● REQUIREMENTS: Check every line of the material below for the string "this", and return the ones that have it.

## Begin DATA ROWS

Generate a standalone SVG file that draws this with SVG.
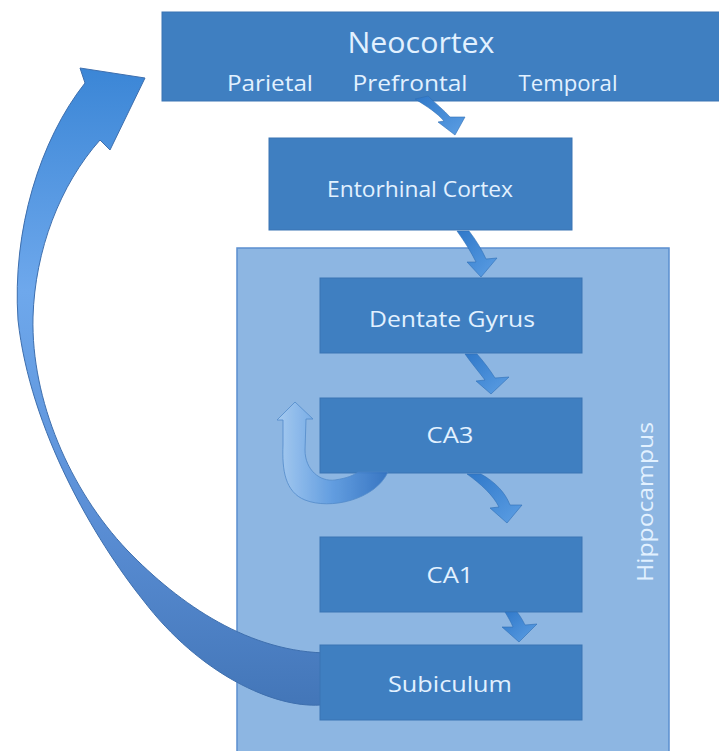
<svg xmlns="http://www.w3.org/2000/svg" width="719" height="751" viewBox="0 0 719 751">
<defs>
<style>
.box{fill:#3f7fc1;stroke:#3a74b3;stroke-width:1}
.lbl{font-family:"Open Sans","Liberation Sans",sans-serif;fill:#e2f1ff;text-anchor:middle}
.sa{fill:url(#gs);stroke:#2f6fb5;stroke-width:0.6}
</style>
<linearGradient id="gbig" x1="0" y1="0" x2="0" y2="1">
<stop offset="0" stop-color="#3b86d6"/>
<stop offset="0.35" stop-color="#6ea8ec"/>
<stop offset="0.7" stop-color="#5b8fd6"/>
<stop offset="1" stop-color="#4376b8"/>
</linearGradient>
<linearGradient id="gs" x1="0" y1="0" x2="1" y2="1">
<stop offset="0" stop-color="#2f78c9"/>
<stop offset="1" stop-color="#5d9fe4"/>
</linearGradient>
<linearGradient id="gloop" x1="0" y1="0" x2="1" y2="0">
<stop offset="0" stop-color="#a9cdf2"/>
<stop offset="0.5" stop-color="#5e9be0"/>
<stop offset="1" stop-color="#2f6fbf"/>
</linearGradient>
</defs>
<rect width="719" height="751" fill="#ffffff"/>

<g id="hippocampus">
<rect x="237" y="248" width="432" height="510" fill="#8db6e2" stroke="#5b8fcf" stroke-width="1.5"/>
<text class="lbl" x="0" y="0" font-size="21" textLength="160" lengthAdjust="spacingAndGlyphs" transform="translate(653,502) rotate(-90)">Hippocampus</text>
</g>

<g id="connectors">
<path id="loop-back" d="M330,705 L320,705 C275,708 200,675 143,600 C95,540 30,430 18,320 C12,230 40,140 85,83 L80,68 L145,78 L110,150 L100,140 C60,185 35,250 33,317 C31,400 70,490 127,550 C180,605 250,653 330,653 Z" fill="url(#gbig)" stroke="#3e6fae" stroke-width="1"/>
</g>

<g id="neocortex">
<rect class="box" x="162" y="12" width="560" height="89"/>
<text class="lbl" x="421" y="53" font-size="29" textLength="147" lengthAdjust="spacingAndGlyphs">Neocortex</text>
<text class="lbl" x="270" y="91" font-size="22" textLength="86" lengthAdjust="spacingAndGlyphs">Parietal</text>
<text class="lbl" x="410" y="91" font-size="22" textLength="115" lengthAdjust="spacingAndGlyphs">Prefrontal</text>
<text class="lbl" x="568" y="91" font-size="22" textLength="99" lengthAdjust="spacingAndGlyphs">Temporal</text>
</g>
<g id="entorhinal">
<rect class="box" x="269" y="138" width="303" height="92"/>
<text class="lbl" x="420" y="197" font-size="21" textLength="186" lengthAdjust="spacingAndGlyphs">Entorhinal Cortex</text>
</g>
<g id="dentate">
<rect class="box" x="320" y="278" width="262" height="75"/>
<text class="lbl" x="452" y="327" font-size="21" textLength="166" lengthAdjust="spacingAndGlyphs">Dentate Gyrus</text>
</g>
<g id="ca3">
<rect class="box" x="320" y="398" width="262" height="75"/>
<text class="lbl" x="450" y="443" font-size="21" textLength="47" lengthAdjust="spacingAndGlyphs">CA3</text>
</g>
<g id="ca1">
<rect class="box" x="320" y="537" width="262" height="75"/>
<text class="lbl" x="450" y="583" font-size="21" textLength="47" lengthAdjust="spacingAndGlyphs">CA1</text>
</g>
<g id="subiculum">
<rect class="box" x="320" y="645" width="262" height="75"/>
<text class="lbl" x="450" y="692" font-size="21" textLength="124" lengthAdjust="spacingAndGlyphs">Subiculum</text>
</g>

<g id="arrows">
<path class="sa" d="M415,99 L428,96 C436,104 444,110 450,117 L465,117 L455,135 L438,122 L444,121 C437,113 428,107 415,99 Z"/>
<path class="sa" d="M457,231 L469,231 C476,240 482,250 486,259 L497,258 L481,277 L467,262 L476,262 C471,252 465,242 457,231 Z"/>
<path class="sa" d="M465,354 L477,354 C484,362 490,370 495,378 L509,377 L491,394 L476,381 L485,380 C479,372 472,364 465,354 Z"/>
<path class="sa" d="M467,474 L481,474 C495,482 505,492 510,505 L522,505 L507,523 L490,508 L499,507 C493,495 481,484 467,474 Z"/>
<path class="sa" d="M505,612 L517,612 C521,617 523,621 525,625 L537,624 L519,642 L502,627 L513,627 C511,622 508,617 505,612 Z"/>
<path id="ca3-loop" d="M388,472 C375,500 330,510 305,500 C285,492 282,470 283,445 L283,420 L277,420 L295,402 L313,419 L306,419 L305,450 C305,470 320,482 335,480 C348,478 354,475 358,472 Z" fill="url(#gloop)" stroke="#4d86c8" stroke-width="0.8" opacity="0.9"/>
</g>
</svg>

## End DATA ROWS
## Begin DATA ROWS

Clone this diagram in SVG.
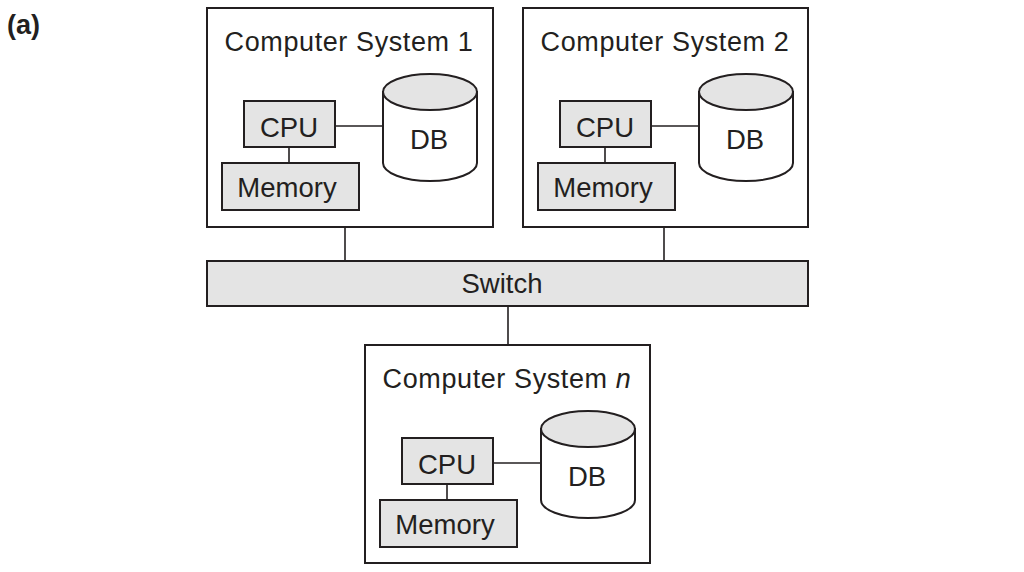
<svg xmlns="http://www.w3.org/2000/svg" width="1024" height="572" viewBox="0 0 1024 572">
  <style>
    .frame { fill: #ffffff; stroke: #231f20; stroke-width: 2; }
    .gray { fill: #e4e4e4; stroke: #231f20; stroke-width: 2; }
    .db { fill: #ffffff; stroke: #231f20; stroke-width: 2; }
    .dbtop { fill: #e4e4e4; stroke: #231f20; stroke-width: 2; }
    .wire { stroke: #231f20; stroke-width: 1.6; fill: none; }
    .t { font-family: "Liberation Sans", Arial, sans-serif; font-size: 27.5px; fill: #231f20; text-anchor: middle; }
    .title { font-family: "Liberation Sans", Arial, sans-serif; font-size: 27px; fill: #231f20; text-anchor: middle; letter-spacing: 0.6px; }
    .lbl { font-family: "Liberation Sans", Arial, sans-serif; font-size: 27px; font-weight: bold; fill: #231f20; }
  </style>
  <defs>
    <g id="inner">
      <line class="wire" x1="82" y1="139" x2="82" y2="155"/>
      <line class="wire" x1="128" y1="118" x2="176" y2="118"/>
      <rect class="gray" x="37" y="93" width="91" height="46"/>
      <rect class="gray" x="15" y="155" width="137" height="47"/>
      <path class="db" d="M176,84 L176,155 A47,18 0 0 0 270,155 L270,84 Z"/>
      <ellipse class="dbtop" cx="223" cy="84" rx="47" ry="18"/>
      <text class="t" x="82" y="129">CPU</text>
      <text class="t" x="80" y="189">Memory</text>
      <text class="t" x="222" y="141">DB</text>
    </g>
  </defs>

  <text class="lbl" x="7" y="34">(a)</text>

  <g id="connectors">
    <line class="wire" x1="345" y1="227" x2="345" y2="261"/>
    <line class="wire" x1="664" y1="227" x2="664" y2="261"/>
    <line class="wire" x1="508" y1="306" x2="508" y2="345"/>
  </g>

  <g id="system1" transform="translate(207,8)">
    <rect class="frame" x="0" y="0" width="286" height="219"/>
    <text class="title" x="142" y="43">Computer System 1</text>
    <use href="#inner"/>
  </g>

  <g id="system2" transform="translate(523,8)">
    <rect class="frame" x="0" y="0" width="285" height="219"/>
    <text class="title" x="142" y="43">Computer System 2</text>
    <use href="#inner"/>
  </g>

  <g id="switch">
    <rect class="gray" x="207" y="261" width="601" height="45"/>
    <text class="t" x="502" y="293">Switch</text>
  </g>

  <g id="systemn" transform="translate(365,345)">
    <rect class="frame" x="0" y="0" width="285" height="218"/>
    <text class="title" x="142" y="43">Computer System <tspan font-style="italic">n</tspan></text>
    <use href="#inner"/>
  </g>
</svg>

## End DATA ROWS
## Begin DATA ROWS

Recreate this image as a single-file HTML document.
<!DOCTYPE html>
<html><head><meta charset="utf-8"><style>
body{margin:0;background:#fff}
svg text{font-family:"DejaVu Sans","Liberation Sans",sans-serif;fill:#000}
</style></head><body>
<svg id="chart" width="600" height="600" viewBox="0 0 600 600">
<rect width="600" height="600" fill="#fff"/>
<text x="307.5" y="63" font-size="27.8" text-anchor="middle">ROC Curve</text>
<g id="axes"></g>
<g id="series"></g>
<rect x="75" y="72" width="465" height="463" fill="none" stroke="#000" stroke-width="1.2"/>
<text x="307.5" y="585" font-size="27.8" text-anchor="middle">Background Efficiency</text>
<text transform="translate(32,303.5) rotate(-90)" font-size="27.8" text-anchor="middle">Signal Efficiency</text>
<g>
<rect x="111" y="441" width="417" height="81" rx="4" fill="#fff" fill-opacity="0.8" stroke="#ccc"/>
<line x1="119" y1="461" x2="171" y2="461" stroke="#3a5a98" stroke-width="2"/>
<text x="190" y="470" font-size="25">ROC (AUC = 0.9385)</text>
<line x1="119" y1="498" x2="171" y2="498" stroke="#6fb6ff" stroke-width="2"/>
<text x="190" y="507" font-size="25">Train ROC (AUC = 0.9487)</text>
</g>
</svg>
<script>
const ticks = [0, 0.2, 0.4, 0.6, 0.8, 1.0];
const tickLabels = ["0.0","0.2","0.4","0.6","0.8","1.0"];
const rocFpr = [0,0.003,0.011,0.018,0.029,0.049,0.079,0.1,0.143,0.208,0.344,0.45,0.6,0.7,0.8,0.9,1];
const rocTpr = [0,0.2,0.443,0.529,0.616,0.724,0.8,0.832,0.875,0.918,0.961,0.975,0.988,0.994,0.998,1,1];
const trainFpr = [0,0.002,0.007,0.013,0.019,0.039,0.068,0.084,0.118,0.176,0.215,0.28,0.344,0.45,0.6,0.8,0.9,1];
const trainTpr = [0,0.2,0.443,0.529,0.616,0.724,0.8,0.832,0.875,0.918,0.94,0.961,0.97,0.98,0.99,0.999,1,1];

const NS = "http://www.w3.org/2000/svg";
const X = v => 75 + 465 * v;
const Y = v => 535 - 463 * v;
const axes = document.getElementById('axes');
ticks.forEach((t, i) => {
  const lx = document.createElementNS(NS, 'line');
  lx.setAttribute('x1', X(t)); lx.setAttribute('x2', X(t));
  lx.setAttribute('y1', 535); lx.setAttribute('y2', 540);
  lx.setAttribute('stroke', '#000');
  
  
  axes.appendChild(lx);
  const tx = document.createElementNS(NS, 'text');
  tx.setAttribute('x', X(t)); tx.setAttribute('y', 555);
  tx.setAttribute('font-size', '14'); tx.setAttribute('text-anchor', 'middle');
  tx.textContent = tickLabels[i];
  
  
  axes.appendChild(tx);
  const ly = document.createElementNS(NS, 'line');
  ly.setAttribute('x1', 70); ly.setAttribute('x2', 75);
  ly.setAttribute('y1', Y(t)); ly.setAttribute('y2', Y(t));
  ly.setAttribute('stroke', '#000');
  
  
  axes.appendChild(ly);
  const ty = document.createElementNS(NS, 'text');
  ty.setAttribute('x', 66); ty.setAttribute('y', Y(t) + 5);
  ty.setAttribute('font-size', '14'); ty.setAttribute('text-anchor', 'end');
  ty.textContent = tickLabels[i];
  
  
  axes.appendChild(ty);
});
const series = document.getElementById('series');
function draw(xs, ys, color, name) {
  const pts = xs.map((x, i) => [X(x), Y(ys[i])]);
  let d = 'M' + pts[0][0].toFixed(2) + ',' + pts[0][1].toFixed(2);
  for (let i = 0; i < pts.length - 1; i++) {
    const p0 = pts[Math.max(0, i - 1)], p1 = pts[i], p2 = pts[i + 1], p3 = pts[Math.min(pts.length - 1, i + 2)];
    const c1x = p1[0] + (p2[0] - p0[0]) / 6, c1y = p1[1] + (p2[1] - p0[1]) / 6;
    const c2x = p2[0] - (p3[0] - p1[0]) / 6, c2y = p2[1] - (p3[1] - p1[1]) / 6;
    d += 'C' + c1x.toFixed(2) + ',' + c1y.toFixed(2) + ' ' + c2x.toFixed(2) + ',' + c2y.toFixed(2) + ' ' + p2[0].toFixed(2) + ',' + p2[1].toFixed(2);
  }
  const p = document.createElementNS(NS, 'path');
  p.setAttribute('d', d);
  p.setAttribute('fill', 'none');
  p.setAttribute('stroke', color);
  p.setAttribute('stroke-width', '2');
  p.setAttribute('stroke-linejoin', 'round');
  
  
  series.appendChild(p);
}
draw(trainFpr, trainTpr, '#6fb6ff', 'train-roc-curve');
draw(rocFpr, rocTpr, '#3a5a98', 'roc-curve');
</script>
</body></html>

## End DATA ROWS

● FULL OUTPUT:
Generate a standalone SVG file that draws this with SVG.
Clone this diagram in SVG.
Recreate this image as a single-file HTML document.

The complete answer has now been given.